▸ Problem details: Pick out each line of the records in which the word "this" appears.

▸ Data for the task:
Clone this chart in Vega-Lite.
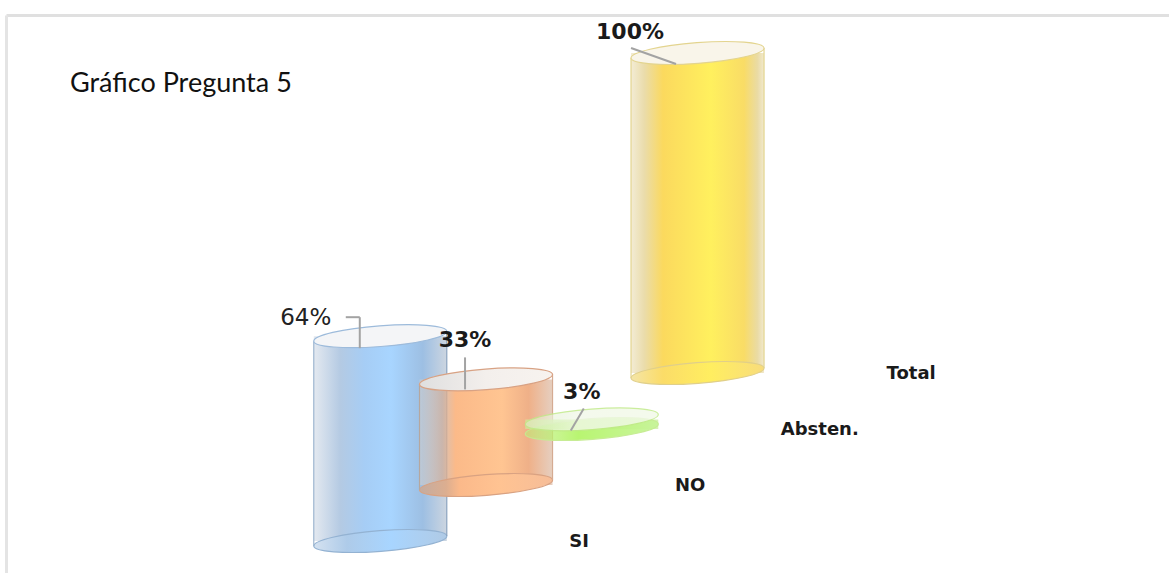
{
  "$schema": "https://vega.github.io/schema/vega-lite/v6.json",
  "autosize": {"type": "none"},
  "padding": {"left": 6, "top": 15, "right": 0, "bottom": 0},
  "width": 1163,
  "height": 558,
  "background": "white",
  "view": {"stroke": null},
  "title": {"text": "Gráfico Pregunta 5", "anchor": "start", "frame": "group", "orient": "top", "offset": -83, "dx": 64, "font": "Lato", "fontSize": 27, "fontWeight": "normal", "color": "#111111"},
  "data": {"values": [
    {"categoria": "SI", "valor": 64, "etiqueta": "64%", "orden": 1, "piso": 0, "techo": 64},
    {"categoria": "NO", "valor": 33, "etiqueta": "33%", "orden": 2, "piso": 17.5, "techo": 50.5},
    {"categoria": "Absten.", "valor": 3, "etiqueta": "3%", "orden": 3, "piso": 35, "techo": 38},
    {"categoria": "Total", "valor": 100, "etiqueta": "100%", "orden": 4, "piso": 52.5, "techo": 152.5}
  ]},
  "encoding": {
    "x": {"field": "orden", "type": "quantitative", "scale": {"domain": [-2.492, 8.411], "nice": false, "zero": false},
      "axis": {"orient": "top", "title": null, "labels": false, "ticks": false, "grid": false, "domainColor": "#e0e0e0", "domainWidth": 3}},
    "y": {"field": "techo", "type": "quantitative", "scale": {"domain": [-10, 164.375], "nice": false, "zero": false},
      "axis": {"orient": "left", "title": null, "labels": false, "ticks": false, "grid": false, "domainColor": "#e4e4e4", "domainWidth": 3}}
  },
  "layer": [
    {
      "transform": [{"filter": "datum.categoria === 'SI'"}],
      "layer": [
        {"mark": {"type": "bar", "orient": "vertical", "size": 133,
          "fill": {"gradient": "linear", "x1": 0, "x2": 1, "y1": 0, "y2": 0, "stops": [{"offset": 0, "color": "#e4e9f0"}, {"offset": 0.2, "color": "#b4cae3"}, {"offset": 0.38, "color": "#a6cdf5"}, {"offset": 0.58, "color": "#a8d5ff"}, {"offset": 0.82, "color": "#9dbfe3"}, {"offset": 1, "color": "#ccd5e0"}]}},
          "encoding": {"y2": {"field": "piso"}}},
        {"mark": {"type": "point", "shape": "M-1,0.075 A1,0.155 -4.3 1,1 1,-0.075 A1,0.155 -4.3 1,1 -1,0.075 Z", "size": 17689, "filled": true, "opacity": 1, "strokeWidth": 1.2, "stroke": "#93b2d2",
          "fill": {"gradient": "linear", "x1": 0, "x2": 1, "y1": 0, "y2": 0, "stops": [{"offset": 0, "color": "#d5e2f0"}, {"offset": 0.25, "color": "#aecbe9"}, {"offset": 0.58, "color": "#a8d5ff"}, {"offset": 1, "color": "#b0cae5"}]}},
          "encoding": {"y": {"field": "piso", "type": "quantitative"}}},
        {"mark": {"type": "rule", "stroke": "#9db5cf", "strokeWidth": 1.2, "xOffset": -66.5, "x2Offset": -66.5, "yOffset": 5, "y2Offset": 5}, "encoding": {"x2": {"field": "orden"}, "y2": {"field": "piso"}}},
        {"mark": {"type": "rule", "stroke": "#8aa3bf", "strokeWidth": 1.2, "xOffset": 66.5, "x2Offset": 66.5, "yOffset": -5, "y2Offset": -5}, "encoding": {"x2": {"field": "orden"}, "y2": {"field": "piso"}}},
        {"mark": {"type": "point", "shape": "M-1,0.075 A1,0.155 -4.3 1,1 1,-0.075 A1,0.155 -4.3 1,1 -1,0.075 Z", "size": 17689, "filled": true, "opacity": 1, "strokeWidth": 1.2, "stroke": "#9dbbdb", "fill": "#f4f5f7"}},
        {"mark": {"type": "rule", "stroke": "#a3a3a3", "strokeWidth": 2, "xOffset": -34.5, "x2Offset": -20.5, "yOffset": -19, "y2Offset": -19}, "encoding": {"x2": {"field": "orden"}, "y2": {"field": "techo"}}},
        {"mark": {"type": "rule", "stroke": "#a3a3a3", "strokeWidth": 2, "xOffset": -20.5, "x2Offset": -20.5, "yOffset": -19, "y2Offset": 12}, "encoding": {"x2": {"field": "orden"}, "y2": {"field": "techo"}}},
        {"mark": {"type": "text", "font": "DejaVu Sans", "fontSize": 23, "color": "#222222", "align": "center", "baseline": "middle", "dx": -74.5, "dy": -18}, "encoding": {"text": {"field": "etiqueta"}}}
      ]
    },
    {
      "transform": [{"filter": "datum.categoria === 'NO'"}],
      "layer": [
        {"mark": {"type": "bar", "orient": "vertical", "size": 133,
          "fill": {"gradient": "linear", "x1": 0, "x2": 1, "y1": 0, "y2": 0, "stops": [{"offset": 0, "color": "rgba(215,210,205,0.5)"}, {"offset": 0.17, "color": "rgba(205,170,150,0.7)"}, {"offset": 0.27, "color": "rgba(251,183,132,0.96)"}, {"offset": 0.62, "color": "#ffc592"}, {"offset": 0.82, "color": "#efb088"}, {"offset": 1, "color": "#e6cfc0"}]}},
          "encoding": {"y2": {"field": "piso"}}},
        {"mark": {"type": "point", "shape": "M-1,0.075 A1,0.155 -4.3 1,1 1,-0.075 A1,0.155 -4.3 1,1 -1,0.075 Z", "size": 17689, "filled": true, "opacity": 1, "strokeWidth": 1.2, "stroke": "#d9a282",
          "fill": {"gradient": "linear", "x1": 0, "x2": 1, "y1": 0, "y2": 0, "stops": [{"offset": 0, "color": "#c4aca0"}, {"offset": 0.2, "color": "#dcae90"}, {"offset": 0.3, "color": "#fbb98a"}, {"offset": 0.6, "color": "#ffc392"}, {"offset": 1, "color": "#f6bd98"}]}},
          "encoding": {"y": {"field": "piso", "type": "quantitative"}}},
        {"mark": {"type": "rule", "stroke": "#b5a79f", "strokeWidth": 1.2, "xOffset": -66.5, "x2Offset": -66.5, "yOffset": 5, "y2Offset": 5}, "encoding": {"x2": {"field": "orden"}, "y2": {"field": "piso"}}},
        {"mark": {"type": "rule", "stroke": "#d5ab92", "strokeWidth": 1.2, "xOffset": 66.5, "x2Offset": 66.5, "yOffset": -5, "y2Offset": -5}, "encoding": {"x2": {"field": "orden"}, "y2": {"field": "piso"}}},
        {"mark": {"type": "point", "shape": "M-1,0.075 A1,0.155 -4.3 1,1 1,-0.075 A1,0.155 -4.3 1,1 -1,0.075 Z", "size": 17689, "filled": true, "opacity": 1, "strokeWidth": 1.2, "stroke": "#d8a284",
          "fill": {"gradient": "linear", "x1": 0, "x2": 1, "y1": 0, "y2": 0, "stops": [{"offset": 0, "color": "#dfdfdf"}, {"offset": 0.5, "color": "#f3efec"}, {"offset": 1, "color": "#f7f3ef"}]}}},
        {"mark": {"type": "rule", "stroke": "#a3a3a3", "strokeWidth": 2, "xOffset": -21, "x2Offset": -21, "yOffset": -22, "y2Offset": 10}, "encoding": {"x2": {"field": "orden"}, "y2": {"field": "techo"}}},
        {"mark": {"type": "text", "font": "DejaVu Sans", "fontWeight": "bold", "fontSize": 22, "color": "#1a1a1a", "align": "center", "baseline": "middle", "dx": -21, "dy": -39}, "encoding": {"text": {"field": "etiqueta"}}}
      ]
    },
    {
      "transform": [{"filter": "datum.categoria === 'Absten.'"}],
      "layer": [
        {"mark": {"type": "bar", "orient": "vertical", "size": 133,
          "fill": {"gradient": "linear", "x1": 0, "x2": 1, "y1": 0, "y2": 0, "stops": [{"offset": 0, "color": "rgba(205,240,160,0.6)"}, {"offset": 0.4, "color": "#c0f585"}, {"offset": 1, "color": "#d5f2b5"}]}},
          "encoding": {"y2": {"field": "piso"}}},
        {"mark": {"type": "point", "shape": "M-1,0.075 A1,0.155 -4.3 1,1 1,-0.075 A1,0.155 -4.3 1,1 -1,0.075 Z", "size": 17689, "filled": true, "opacity": 0.95, "strokeWidth": 1.2, "stroke": "#c5ec90",
          "fill": {"gradient": "linear", "x1": 0, "x2": 1, "y1": 0, "y2": 0, "stops": [{"offset": 0, "color": "rgba(190,240,120,0.55)"}, {"offset": 0.4, "color": "#b5f56a"}, {"offset": 1, "color": "#c8f59a"}]}},
          "encoding": {"y": {"field": "piso", "type": "quantitative"}}},
        {"mark": {"type": "point", "shape": "M-1,0.075 A1,0.155 -4.3 1,1 1,-0.075 A1,0.155 -4.3 1,1 -1,0.075 Z", "size": 17689, "filled": true, "opacity": 0.82, "strokeWidth": 1.2, "stroke": "#c0ea88",
          "fill": {"gradient": "linear", "x1": 0, "x2": 1, "y1": 0, "y2": 0, "stops": [{"offset": 0, "color": "rgba(225,240,205,0.6)"}, {"offset": 0.4, "color": "#f2f8ea"}, {"offset": 1, "color": "#f2f9e8"}]}}},
        {"mark": {"type": "rule", "stroke": "#a3a3a3", "strokeWidth": 2, "xOffset": -8, "x2Offset": -21, "yOffset": -11, "y2Offset": 11}, "encoding": {"x2": {"field": "orden"}, "y2": {"field": "techo"}}},
        {"mark": {"type": "text", "font": "DejaVu Sans", "fontWeight": "bold", "fontSize": 22, "color": "#1a1a1a", "align": "center", "baseline": "middle", "dx": -10, "dy": -27}, "encoding": {"text": {"field": "etiqueta"}}}
      ]
    },
    {
      "transform": [{"filter": "datum.categoria === 'Total'"}],
      "layer": [
        {"mark": {"type": "bar", "orient": "vertical", "size": 133,
          "fill": {"gradient": "linear", "x1": 0, "x2": 1, "y1": 0, "y2": 0, "stops": [{"offset": 0, "color": "#f3ecd5"}, {"offset": 0.1, "color": "#eadcab"}, {"offset": 0.24, "color": "#fbd95e"}, {"offset": 0.6, "color": "#fff05e"}, {"offset": 0.85, "color": "#f9dc66"}, {"offset": 0.95, "color": "#eadba4"}, {"offset": 1, "color": "#f1e9ce"}]}},
          "encoding": {"y2": {"field": "piso"}}},
        {"mark": {"type": "point", "shape": "M-1,0.075 A1,0.155 -4.3 1,1 1,-0.075 A1,0.155 -4.3 1,1 -1,0.075 Z", "size": 17689, "filled": true, "opacity": 1, "strokeWidth": 1.2, "stroke": "#e0cf8a",
          "fill": {"gradient": "linear", "x1": 0, "x2": 1, "y1": 0, "y2": 0, "stops": [{"offset": 0, "color": "#f4e5a8"}, {"offset": 0.24, "color": "#fbdc68"}, {"offset": 0.6, "color": "#ffee60"}, {"offset": 1, "color": "#f8dc7c"}]}},
          "encoding": {"y": {"field": "piso", "type": "quantitative"}}},
        {"mark": {"type": "rule", "stroke": "#e3d48f", "strokeWidth": 1.2, "xOffset": -66.5, "x2Offset": -66.5, "yOffset": 5, "y2Offset": 5}, "encoding": {"x2": {"field": "orden"}, "y2": {"field": "piso"}}},
        {"mark": {"type": "rule", "stroke": "#e3d48f", "strokeWidth": 1.2, "xOffset": 66.5, "x2Offset": 66.5, "yOffset": -5, "y2Offset": -5}, "encoding": {"x2": {"field": "orden"}, "y2": {"field": "piso"}}},
        {"mark": {"type": "point", "shape": "M-1,0.075 A1,0.155 -4.3 1,1 1,-0.075 A1,0.155 -4.3 1,1 -1,0.075 Z", "size": 17689, "filled": true, "opacity": 1, "strokeWidth": 1.2, "stroke": "#e3d48f", "fill": "#f9f5ea"}},
        {"mark": {"type": "rule", "stroke": "#a3a3a3", "strokeWidth": 2, "xOffset": -66.5, "x2Offset": -21.5, "yOffset": -5, "y2Offset": 11}, "encoding": {"x2": {"field": "orden"}, "y2": {"field": "techo"}}},
        {"mark": {"type": "text", "font": "DejaVu Sans", "fontWeight": "bold", "fontSize": 22, "color": "#1a1a1a", "align": "center", "baseline": "middle", "dx": -67.5, "dy": -21}, "encoding": {"text": {"field": "etiqueta"}}}
      ]
    },
    {
      "mark": {"type": "text", "font": "DejaVu Sans", "fontWeight": "bold", "fontSize": 18, "color": "#1a1a1a", "align": "left", "baseline": "middle", "dx": 189, "dy": 1},
      "encoding": {"y": {"field": "piso", "type": "quantitative"}, "text": {"field": "categoria"}}
    }
  ]
}
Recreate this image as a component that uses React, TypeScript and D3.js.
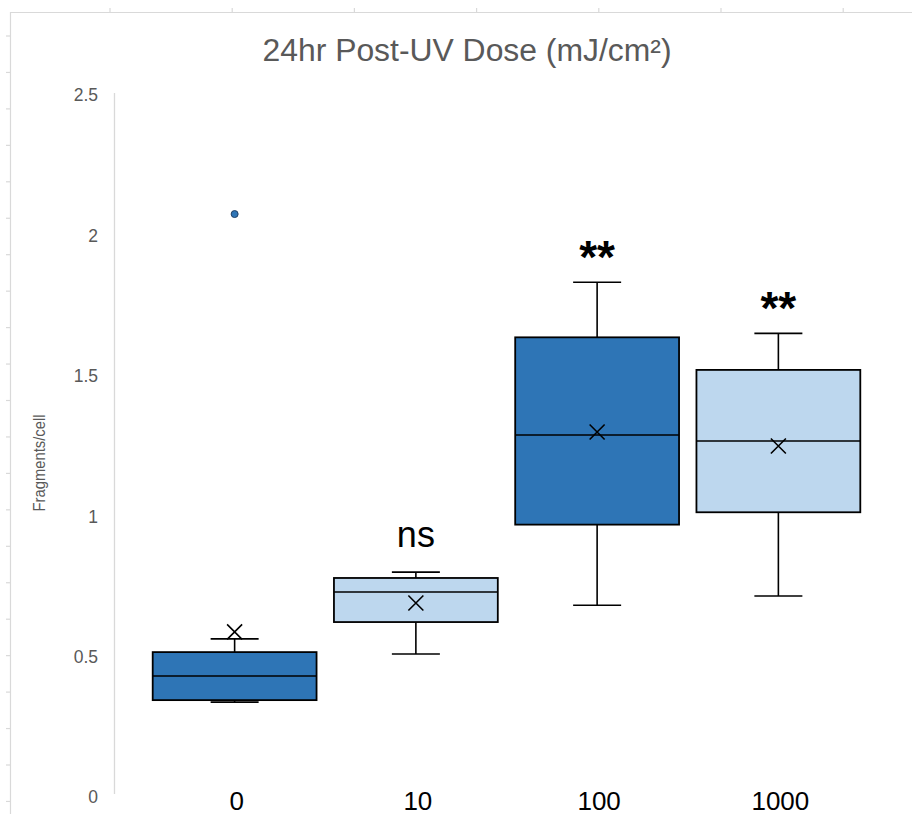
import React from "react";
import * as d3 from "d3";

// Dose groups (mJ/cm²) and their five-number summaries of fragments per cell
const categories = ["0", "10", "100", "1000"];
const minValues = [0.338, 0.509, 0.683, 0.716];
const q1Values = [0.345, 0.623, 0.97, 1.014];
const medianValues = [0.431, 0.73, 1.289, 1.268];
const q3Values = [0.516, 0.78, 1.637, 1.521];
const maxValues = [0.563, 0.801, 1.833, 1.651];
const meanValues = [0.588, 0.691, 1.3, 1.25];
const outlierCategories = ["0"];
const outlierValues = [2.076];
const significance = ["", "ns", "**", "**"];
const yTicks = [0, 0.5, 1, 1.5, 2, 2.5];

const DARK = "#2E75B6";
const LIGHT = "#BDD7EE";
const boxFills = [DARK, LIGHT, DARK, LIGHT];

const W = 912;
const H = 814;

export default function App() {
  const x = d3
    .scaleBand<string>()
    .domain(categories)
    .range([144, 869])
    .paddingInner(0.096)
    .paddingOuter(0.048);
  const y = d3.scaleLinear().domain([0, 2.5]).range([797, 95]);
  const bw = x.bandwidth();
  const capHalf = 24;
  const xs = 7.5;

  // spreadsheet-style ruler marks along the top and left edges
  const rulerTop = d3.range(110, W, 122.2);
  const rulerLeft = d3.range(36, H, 36.45);

  return (
    <svg
      width={W}
      height={H}
      style={{ position: "absolute", left: 0, top: 0, background: "#fff" }}
      fontFamily="'Liberation Sans', Arial, sans-serif"
    >
      <rect width={W} height={H} fill="#fff" />
      {/* ruler frame */}
      <g stroke="#d9d9d9" strokeWidth={1.2}>
        <line x1={10} y1={12.5} x2={W} y2={12.5} />
        <line x1={10.5} y1={12} x2={10.5} y2={H} />
        {rulerTop.map((t) => (
          <line key={"rt" + t} x1={t} y1={8} x2={t} y2={12} />
        ))}
        {rulerLeft.map((t) => (
          <line key={"rl" + t} x1={6} y1={t} x2={10} y2={t} />
        ))}
      </g>

      {/* title */}
      <text
        x={467}
        y={61}
        textAnchor="middle"
        fontSize={31}
        fill="#595959"
        fontWeight={300}
        textLength={409}
        lengthAdjust="spacingAndGlyphs"
      >
        24hr Post-UV Dose (mJ/cm²)
      </text>

      {/* y axis */}
      <line x1={114.5} y1={93} x2={114.5} y2={794} stroke="#d9d9d9" strokeWidth={1.3} />
      {yTicks.map((t) => (
        <text
          key={"yt" + t}
          x={98}
          y={y(t)}
          dy="0.36em"
          textAnchor="end"
          fontSize={17.5}
          fill="#595959"
        >
          {t}
        </text>
      ))}
      <text
        transform={`translate(45,${463}) rotate(-90)`}
        textAnchor="middle"
        fontSize={16}
        fill="#595959"
        textLength={97}
        lengthAdjust="spacingAndGlyphs"
      >
        Fragments/cell
      </text>

      {/* x labels */}
      {categories.map((c) => (
        <text
          key={"xl" + c}
          x={x(c)! + bw / 2 + 2}
          y={809.5}
          textAnchor="middle"
          fontSize={26}
          fill="#000"
        >
          {c}
        </text>
      ))}

      {/* boxes */}
      {categories.map((c, i) => {
        const cx = x(c)! + bw / 2;
        const x0 = x(c)!;
        return (
          <g key={"box" + c} stroke="#000" strokeWidth={1.6}>
            <line x1={cx} x2={cx} y1={y(maxValues[i])} y2={y(q3Values[i])} />
            <line x1={cx} x2={cx} y1={y(q1Values[i])} y2={y(minValues[i])} />
            <line x1={cx - capHalf} x2={cx + capHalf} y1={y(maxValues[i])} y2={y(maxValues[i])} />
            <line x1={cx - capHalf} x2={cx + capHalf} y1={y(minValues[i])} y2={y(minValues[i])} />
            <rect
              x={x0}
              y={y(q3Values[i])}
              width={bw}
              height={y(q1Values[i]) - y(q3Values[i])}
              fill={boxFills[i]}
              strokeWidth={1.8}
            />
            <line x1={x0} x2={x0 + bw} y1={y(medianValues[i])} y2={y(medianValues[i])} />
            <path
              d={`M${cx - xs},${y(meanValues[i]) - xs}L${cx + xs},${y(meanValues[i]) + xs}M${cx - xs},${
                y(meanValues[i]) + xs
              }L${cx + xs},${y(meanValues[i]) - xs}`}
              fill="none"
            />
          </g>
        );
      })}

      {/* outliers */}
      {outlierValues.map((v, i) => (
        <circle
          key={"o" + i}
          cx={x(outlierCategories[i])! + bw / 2}
          cy={y(v)}
          r={3.5}
          fill={DARK}
          stroke="#1f3f66"
          strokeWidth={1}
        />
      ))}

      {/* significance labels */}
      {categories.map((c, i) =>
        significance[i] ? (
          <text
            key={"s" + c}
            x={x(c)! + bw / 2}
            y={y(maxValues[i]) - (significance[i] === "ns" ? 25 : 9)}
            textAnchor="middle"
            fontSize={significance[i] === "ns" ? 36 : 46}
            fontWeight={significance[i] === "ns" ? 400 : 700}
            fill="#000"
          >
            {significance[i]}
          </text>
        ) : null
      )}
    </svg>
  );
}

▸ Finished exercise:
Clone this chart in Vega-Lite.
Recreate this image as a component that uses React, TypeScript and D3.js.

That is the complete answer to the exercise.